While, initially, these experiences might appear disconnected (lip gloss and furniture aren’t exactly in the same product category), Fenty, Alo, and IKEA’s Roblox presences signal a fundamental shift in how successful brands are thinking about community building. They’ve collapsed the URL/IRL divide, creating spaces where anyone with a screen can enter and where the most coveted experiences are earned through engagement rather than purchased through privilege.
The So What
And that's what makes the current fixation on IRL feel a little simplistic, if not shortsighted. While physical experiences appear more "authentic" on Instagram or generate better FOMO-inducing recaps on TikTok, IRL isn’t inherently synonymous with community that scales. It’s simply another platform for engagement — and one with real limitations.

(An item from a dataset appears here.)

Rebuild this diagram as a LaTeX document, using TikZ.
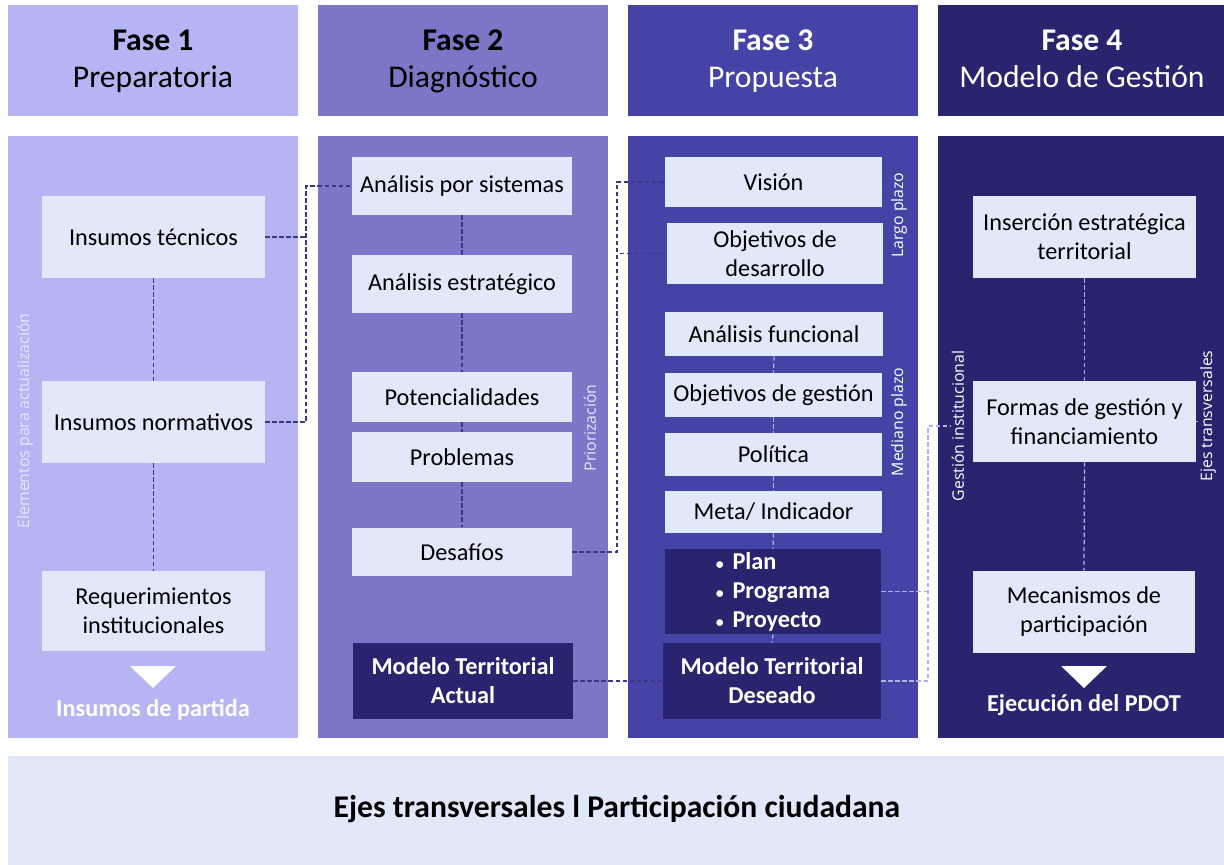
\documentclass[tikz,border=0pt]{standalone}
\usepackage{fontspec}
\setmainfont{Carlito}
\newfontfamily\labelfont{Open Sans}
\usepackage{tikz}

\definecolor{faseA}{RGB}{181,181,243}
\definecolor{faseB}{RGB}{123,118,198}
\definecolor{faseC}{RGB}{69,67,165}
\definecolor{faseD}{RGB}{41,36,110}
\definecolor{cardfill}{RGB}{225,232,250}
\definecolor{linkdark}{RGB}{58,55,135}
\definecolor{linklight}{RGB}{176,176,238}

\begin{document}
\begin{tikzpicture}
    [
        x=0.02cm, y=-0.02cm,
        card/.style={fill=cardfill, align=center, inner sep=0pt,
            font=\fontsize{13.8}{16.5}\selectfont},
        darkcard/.style={card, fill=faseD, text=white,
            font=\fontsize{13.8}{16.5}\selectfont\bfseries},
        headtxt/.style={align=center, font=\fontsize{18}{21}\selectfont},
        side/.style={rotate=90, inner sep=1pt,
            font=\labelfont\fontsize{9}{11}\selectfont},
        linkA/.style={linkdark, dash pattern=on 2.5pt off 1.5pt, line width=0.8pt},
        linkB/.style={linklight, dash pattern=on 2.5pt off 1.5pt, line width=0.7pt},
    ]
    \useasboundingbox (0, 0) rectangle (1224, 865);

    % columnas
    \foreach \x/\c in {8/faseA, 318/faseB, 628/faseC, 938/faseD} {
        \fill [\c] (\x, 5) rectangle (\x + 290, 116);
        \fill [\c] (\x, 136) rectangle (\x + 290, 738);
    }
    \fill [cardfill] (8, 756) rectangle (1224, 865);

    \node [headtxt] (h1) at (153, 61.5) {\textbf{Fase 1}\\Preparatoria};
    \node [headtxt] (h2) at (463, 61.5) {\textbf{Fase 2}\\Diagnóstico};
    \node [headtxt, text=white] (h3) at (773, 61.5) {\textbf{Fase 3}\\Propuesta};
    \node [headtxt, text=white] (h4) at (1082, 59) {\textbf{Fase 4}\\Modelo de Gestión};

    % fase 1
    \node [card, minimum width=4.46cm, minimum height=1.64cm] (tec) at (153.5, 237) {Insumos técnicos};
    \node [card, minimum width=4.46cm, minimum height=1.64cm] (norm) at (153.5, 422) {Insumos normativos};
    \node [card, minimum width=4.46cm, minimum height=1.6cm] (req) at (153.5, 611) {Requerimientos\\institucionales};
    \fill [white] (130, 666) -- (176, 666) -- (153, 688) -- cycle;
    \node [text=white, font=\fontsize{13.8}{16.5}\selectfont\bfseries] (partida) at (153, 710) {Insumos de partida};
    \node [side, text=cardfill] (elem) at (25, 421) {Elementos para actualización};

    % fase 2
    \node [card, minimum width=4.4cm, minimum height=1.16cm] (sist) at (462, 186) {Análisis por sistemas};
    \node [card, minimum width=4.4cm, minimum height=1.16cm] (estr) at (462, 284) {Análisis estratégico};
    \node [card, minimum width=4.4cm, minimum height=1.0cm] (pot) at (462, 397) {Potencialidades};
    \node [card, minimum width=4.4cm, minimum height=1.0cm] (prob) at (462, 457) {Problemas};
    \node [card, minimum width=4.4cm, minimum height=0.98cm] (desaf) at (462, 552) {Desafíos};
    \node [darkcard, minimum width=4.4cm, minimum height=1.54cm] (mta) at (463, 681) {Modelo Territorial\\Actual};
    \node [side, text=cardfill] (prior) at (590, 428) {Priorización};

    % fase 3
    \node [card, minimum width=4.34cm, minimum height=1.0cm] (vis) at (773.5, 182) {Visión};
    \node [card, minimum width=4.34cm, minimum height=1.22cm] (objd) at (775, 253.5) {Objetivos de\\desarrollo};
    \node [card, minimum width=4.36cm, minimum height=0.88cm] (func) at (774, 334) {Análisis funcional};
    \node [card, minimum width=4.34cm, minimum height=0.88cm] (objg) at (773.5, 395) {Objetivos de gestión};
    \node [card, minimum width=4.34cm, minimum height=0.86cm] (pol) at (773.5, 454.5) {Política};
    \node [card, minimum width=4.34cm, minimum height=0.84cm] (meta) at (773.5, 512) {Meta/ Indicador};
    \node [darkcard, align=left, minimum width=4.32cm, minimum height=1.7cm] (plan) at (773, 591.5)
        {{\small\textbullet}\hspace{5pt}Plan\\{\small\textbullet}\hspace{5pt}Programa\\{\small\textbullet}\hspace{5pt}Proyecto\hspace{6pt}};
    \node [darkcard, minimum width=4.36cm, minimum height=1.52cm] (mtd) at (772, 681) {Modelo Territorial\\Deseado};
    \node [side, text=white] (largo) at (899, 215) {Largo plazo};
    \node [side, text=white] (mediano) at (899, 422) {Mediano plazo};

    % fase 4
    \node [card, minimum width=4.46cm, minimum height=1.64cm] (ins) at (1084.5, 237) {Inserción estratégica\\territorial};
    \node [card, minimum width=4.46cm, minimum height=1.62cm] (formas) at (1084.5, 421.5) {Formas de gestión y\\financiamiento};
    \node [card, minimum width=4.44cm, minimum height=1.64cm] (mec) at (1084, 612) {Mecanismos de\\participación};
    \fill [white] (1061, 666) -- (1107, 666) -- (1084, 688) -- cycle;
    \node [text=white, font=\fontsize{13.8}{16.5}\selectfont\bfseries] (ejec) at (1084, 705) {Ejecución del PDOT};
    \node [side, text=white] (gest) at (958, 426) {Gestión institucional};
    \node [side, text=white] (ejes) at (1208, 416) {Ejes transversales};

    \node [font=\fontsize{18}{21}\selectfont\bfseries] (pie) at (617, 809) {Ejes transversales l Participación ciudadana};

    % conectores
    \foreach \a/\b in {tec/norm, norm/req, sist/estr, estr/pot, pot/prob, prob/desaf} {
        \draw [linkA] (\a.south) -- (\b.north);
    }
    \foreach \a/\b in {func/objg, objg/pol, pol/meta, meta/plan, plan/mtd, ins/formas, formas/mec} {
        \draw [linkB] (\a.south) -- (\b.north);
    }
    \coordinate (j1) at (306, 136);
    \coordinate (j2) at (617, 136);
    \coordinate (j3) at (928, 136);
    \draw [linkA] (tec.east) -- (tec.east -| j1);
    \draw [linkA] (norm.east) -- (norm.east -| j1) |- (sist.west);
    \draw [linkA] (objd.west) -- (objd.west -| j2);
    \draw [linkA] (desaf.east) -- (desaf.east -| j2) |- (vis.west);
    \draw [linkA] (mta.east) -- (mtd.west);
    \draw [linkB] (plan.east) -- (plan.east -| j3);
    \draw [linkB] (mtd.east) -- (mtd.east -| j3) |- (gest.north);
    \draw [linkB] (formas.east) -- (formas.east -| ejes.north);

\end{tikzpicture}
\end{document}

Roblox is the inverse. It gives users access (anyone with a screen can enter), then overdelivers by offering exclusive experiences without the barriers of money, geography, or status. In a time when people are craving connection, that kind of access — expansive, participatory, and creatively rich — might matter more than proximity.

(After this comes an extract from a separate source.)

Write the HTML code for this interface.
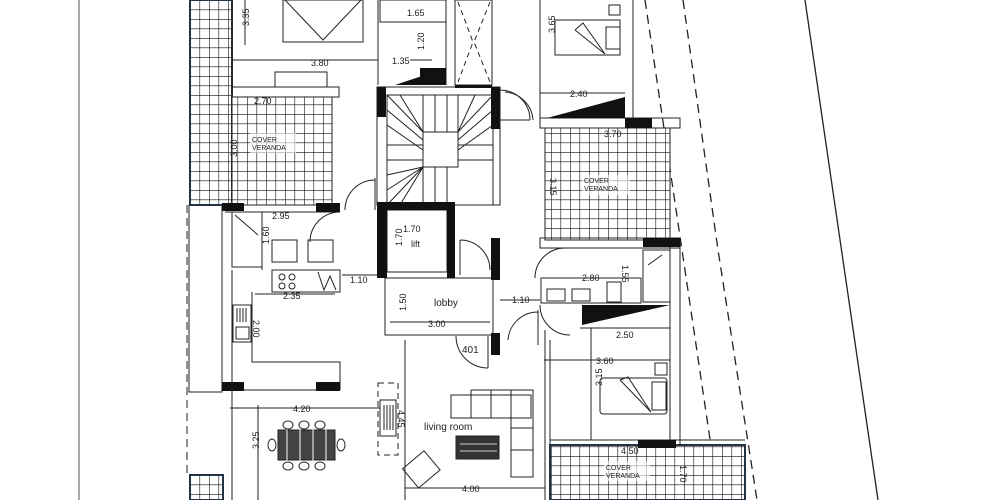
<!DOCTYPE html>
<html><head><meta charset="utf-8"><style>
html,body{margin:0;padding:0;background:#fff;}
svg{display:block}
text{font-family:"Liberation Sans",sans-serif;fill:#222;stroke:none;}
</style></head><body>
<svg width="1000" height="500" viewBox="0 0 1000 500" xmlns="http://www.w3.org/2000/svg">
<defs>
<pattern id="g" width="9.5" height="9.5" patternUnits="userSpaceOnUse">
<rect width="9.5" height="9.5" fill="#fff"/>
<path d="M0 0H9.5M0 0V9.5" stroke="#111" stroke-width="1.2"/>
</pattern>
</defs>
<g fill="none" stroke="#222" stroke-width="1">
<line x1="79" y1="0" x2="79" y2="500" stroke="#555"/>
<line x1="805" y1="0" x2="878" y2="500" stroke-width="1.3"/>
<polyline points="645,0 682,250 719,500" stroke-dasharray="9,6" stroke-width="1.3"/>
<polyline points="683,0 718,250 757,500" stroke-dasharray="9,6" stroke-width="1.3"/>
<line x1="187" y1="205" x2="187" y2="478" stroke-dasharray="8,5"/>
<rect x="189" y="205" width="33" height="187"/>
</g>
<rect x="190" y="0" width="42" height="205" fill="url(#g)" stroke="#234" stroke-width="2"/>
<rect x="232" y="97" width="100" height="108" fill="url(#g)" stroke="#222"/>
<rect x="545" y="128" width="125" height="112" fill="url(#g)" stroke="#222"/>
<rect x="550" y="445" width="195" height="55" fill="url(#g)" stroke="#234" stroke-width="2"/>
<rect x="190" y="475" width="33" height="25" fill="url(#g)" stroke="#234" stroke-width="2"/>
<g fill="#fff" stroke="none" opacity="0.6">
<rect x="250" y="133" width="46" height="20"/><rect x="582" y="175" width="48" height="20"/><rect x="604" y="461" width="46" height="20"/>
</g>
<text x="252" y="142" font-size="7">COVER</text><text x="252" y="150" font-size="7">VERANDA</text>
<text x="584" y="183" font-size="7">COVER</text><text x="584" y="191" font-size="7">VERANDA</text>
<text x="606" y="470" font-size="7">COVER</text><text x="606" y="478" font-size="7">VERANDA</text>

<g fill="none" stroke="#222" stroke-width="1">
<rect x="283" y="0" width="80" height="42"/>
<polyline points="285,0 323,40 361,0"/>
<line x1="232" y1="0" x2="232" y2="90"/>
<line x1="245" y1="0" x2="245" y2="45"/>
<rect x="232" y="87" width="107" height="10"/>
<rect x="275" y="72" width="52" height="15"/>
<line x1="232" y1="60" x2="378" y2="60"/>
<line x1="378" y1="0" x2="378" y2="85"/>
<rect x="380" y="0" width="66" height="22"/>
<line x1="446" y1="0" x2="446" y2="85"/>
<rect x="455" y="0" width="37" height="85"/>
<polyline points="458,2 473,42 458,82" stroke-dasharray="5,4"/>
<polyline points="490,2 474,42 490,82" stroke-dasharray="5,4"/>
<line x1="410" y1="60" x2="432" y2="60"/>
<rect x="377" y="87" width="123" height="118"/>
<rect x="387" y="95" width="106" height="110"/>
<rect x="423" y="132" width="35" height="35"/>
<path d="M387,95 423,132 M493,95 458,132 M387,205 423,167 M423,95V132 M435,95V132 M447,95V132 M458,95V132 M400,95L423,132 M475,95 458,132 M387,110 423,140 M387,125 423,150 M387,145H423 M387,160H423 M387,175 423,167 M387,190 423,167 M493,110 458,140 M493,125 458,150 M458,145H493 M458,160H493 M423,167V205 M435,167V205 M447,167V205 M400,205 423,167"/>
<path d="M500,90 A30,30 0 0 1 530,120 M500,120H530"/>
<rect x="387" y="210" width="60" height="62"/>
<path d="M460,240 A30,30 0 0 1 490,270 M460,240V275"/>
<rect x="385" y="278" width="108" height="57"/>
<line x1="390" y1="322" x2="490" y2="322"/>
<path d="M456,336 A32,32 0 0 0 488,368 M488,336V368"/>
<line x1="405" y1="340" x2="405" y2="500"/>
<line x1="342" y1="275" x2="378" y2="275"/>
<path d="M345,210 A30,30 0 0 1 375,180 M375,178V210"/>
<rect x="232" y="212" width="30" height="55"/>
<line x1="235" y1="215" x2="258" y2="235"/>
<line x1="262" y1="212" x2="262" y2="270"/>
<rect x="272" y="240" width="25" height="22"/><rect x="308" y="240" width="25" height="22"/>
<line x1="225" y1="212" x2="340" y2="212"/>
<path d="M340,212 A30,30 0 0 0 310,242"/>
<rect x="272" y="270" width="68" height="22"/>
<circle cx="282" cy="277" r="3"/><circle cx="292" cy="277" r="3"/><circle cx="282" cy="286" r="3"/><circle cx="292" cy="286" r="3"/>
<polyline points="318,272 324,290 330,276 336,290"/>
<line x1="232" y1="270" x2="232" y2="500"/>
<polyline points="252,292 252,362 340,362 340,390"/>
<line x1="255" y1="294" x2="335" y2="294"/>
<rect x="233" y="305" width="18" height="37"/>
<path d="M237,308V322M240,308V322M243,308V322M246,308V322"/>
<rect x="236" y="327" width="13" height="12"/>
<line x1="225" y1="390" x2="340" y2="390"/>
<line x1="230" y1="408" x2="380" y2="408"/>
<line x1="258" y1="405" x2="258" y2="500"/>
<rect x="278" y="430" width="57" height="30" fill="#444"/>
<path d="M287,420V470M300,420V470M313,420V470M326,420V470" stroke="#fff"/>
<ellipse cx="288" cy="425" rx="5" ry="4"/><ellipse cx="304" cy="425" rx="5" ry="4"/><ellipse cx="320" cy="425" rx="5" ry="4"/>
<ellipse cx="288" cy="466" rx="5" ry="4"/><ellipse cx="304" cy="466" rx="5" ry="4"/><ellipse cx="320" cy="466" rx="5" ry="4"/>
<ellipse cx="272" cy="445" rx="4" ry="6"/><ellipse cx="341" cy="445" rx="4" ry="6"/>
<rect x="378" y="383" width="20" height="72" stroke-dasharray="6,4"/>
<rect x="380" y="400" width="16" height="36"/>
<path d="M384,405V430M387,405V430M390,405V430M393,405V430"/>
<rect x="451" y="395" width="80" height="23"/>
<path d="M471,390V418M491,390V418M471,390H533"/>
<rect x="511" y="390" width="22" height="87"/>
<path d="M511,428H533M511,450H533"/>
<rect x="456" y="436" width="43" height="23" fill="#333"/>
<path d="M460,444H497M460,451H497" stroke="#ccc"/>
<rect x="407" y="457" width="28" height="25" transform="rotate(-40 421 469)"/>
<line x1="405" y1="488" x2="545" y2="488"/>
<line x1="545" y1="330" x2="545" y2="500"/>
<line x1="550" y1="340" x2="550" y2="445"/>
<line x1="540" y1="0" x2="540" y2="118"/>
<line x1="633" y1="0" x2="633" y2="118"/>
<rect x="555" y="20" width="65" height="35"/>
<rect x="606" y="27" width="14" height="22"/>
<rect x="609" y="5" width="11" height="10"/>
<polyline points="575,30 583,23 605,54 575,30"/>
<line x1="540" y1="93" x2="625" y2="93"/>
<rect x="540" y="118" width="140" height="10"/>
<path d="M505,92 A30,30 0 0 1 533,120"/>
<rect x="540" y="238" width="140" height="10"/>
<path d="M535,278 A30,30 0 0 1 565,248"/>
<rect x="541" y="278" width="100" height="25"/>
<rect x="547" y="289" width="18" height="12"/><rect x="572" y="289" width="18" height="12"/>
<rect x="607" y="282" width="14" height="20"/>
<rect x="643" y="250" width="27" height="52"/>
<line x1="648" y1="265" x2="662" y2="255"/>
<line x1="500" y1="300" x2="540" y2="300"/>
<path d="M508,340 A30,30 0 0 1 538,312 M538,310V345"/>
<path d="M540,305 A30,30 0 0 0 570,335"/>
<line x1="580" y1="328" x2="670" y2="328"/>
<line x1="544" y1="360" x2="670" y2="360"/>
<line x1="591" y1="328" x2="591" y2="440"/>
<rect x="600" y="378" width="67" height="36" rx="3"/>
<rect x="652" y="382" width="14" height="28"/>
<rect x="655" y="363" width="12" height="12"/>
<polyline points="620,380 628,377 651,412 620,380"/>
<line x1="670" y1="240" x2="670" y2="445"/>
<line x1="680" y1="240" x2="680" y2="445"/>
<line x1="550" y1="440" x2="745" y2="440"/>
</g>
<g fill="#111">
<rect x="377" y="87" width="9" height="30"/><rect x="491" y="87" width="9" height="42"/>
<rect x="377" y="202" width="78" height="8"/><rect x="377" y="202" width="10" height="76"/>
<rect x="447" y="202" width="8" height="76"/>
<rect x="491" y="238" width="9" height="42"/><rect x="491" y="333" width="9" height="22"/>
<rect x="222" y="203" width="22" height="8"/><rect x="316" y="203" width="24" height="9"/>
<rect x="222" y="382" width="22" height="9"/><rect x="316" y="382" width="24" height="9"/>
<rect x="625" y="118" width="27" height="10"/><rect x="643" y="238" width="37" height="9"/>
<rect x="638" y="440" width="38" height="8"/>
<polygon points="420,68 446,68 446,85 420,85"/>
<polygon points="395,85 446,68 446,85"/>
<polygon points="547,118 625,97 625,118"/>
<polygon points="582,305 670,305 582,325"/>
<rect x="455" y="85" width="37" height="3"/>
</g>
<g font-size="9">
<text x="311" y="66">3.80</text>
<text x="392" y="64">1.35</text>
<text x="407" y="16">1.65</text>
<text x="414" y="50" transform="rotate(-90 419 45)">1.20</text>
<text x="254" y="104">2.70</text>
<text x="272" y="219">2.95</text>
<text x="225" y="155" transform="rotate(-90 232 150)">3.00</text>
<text x="238" y="25" transform="rotate(-90 244 20)">3.35</text>
<text x="258" y="243" transform="rotate(-90 264 238)">1.60</text>
<text x="403" y="232">1.70</text>
<text x="411" y="247">lift</text>
<text x="392" y="244" transform="rotate(-90 398 240)">1.70</text>
<text x="434" y="306" font-size="10">lobby</text>
<text x="428" y="327">3.00</text>
<text x="392" y="313" transform="rotate(-90 398 305)">1.50</text>
<text x="462" y="353" font-size="10">401</text>
<text x="350" y="283">1.10</text>
<text x="283" y="299">2.35</text>
<text x="253" y="330" transform="rotate(90 258 325)">2.00</text>
<text x="293" y="412">4.20</text>
<text x="250" y="450" transform="rotate(-90 254 445)">3.25</text>
<text x="398" y="420" transform="rotate(90 403 415)">4.45</text>
<text x="424" y="430" font-size="10">living room</text>
<text x="462" y="492">4.00</text>
<text x="540" y="38" transform="rotate(-90 545 28)">3.65</text>
<text x="570" y="97">2.40</text>
<text x="604" y="137">3.70</text>
<text x="548" y="190" transform="rotate(90 555 185)">3.15</text>
<text x="582" y="281">2.80</text>
<text x="625" y="278" transform="rotate(90 630 270)">1.55</text>
<text x="512" y="303">1.10</text>
<text x="616" y="338">2.50</text>
<text x="596" y="364">3.60</text>
<text x="586" y="390" transform="rotate(-90 592 380)">3.15</text>
<text x="621" y="454">4.50</text>
<text x="685" y="480" transform="rotate(90 690 470)">1.70</text>
</g>
</svg>
</body></html>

Perhaps that's our real blind spot: we think of digital spaces as simulations of life, rather than extensions of it. And don’t get me wrong — I enjoy (and even prefer) real-life experiences. But there’s no denying that Roblox is offering something traditional platforms haven’t. It’s where digital participation becomes the currency for physical rewards, where online engagement translates to offline status, and where virtual communities unlock real-world experiences. It offers agency, status, creativity, community, and commerce, paving new pathways to exclusivity that are paradoxically more accessible than many IRL experiences.
Which leads me to think that the next big cultural moment may not happen in a wellness club or sold-out stadium. It may unfold in a virtual world where digital participation has become the most democratic path to community — a world many of us still haven't logged onto.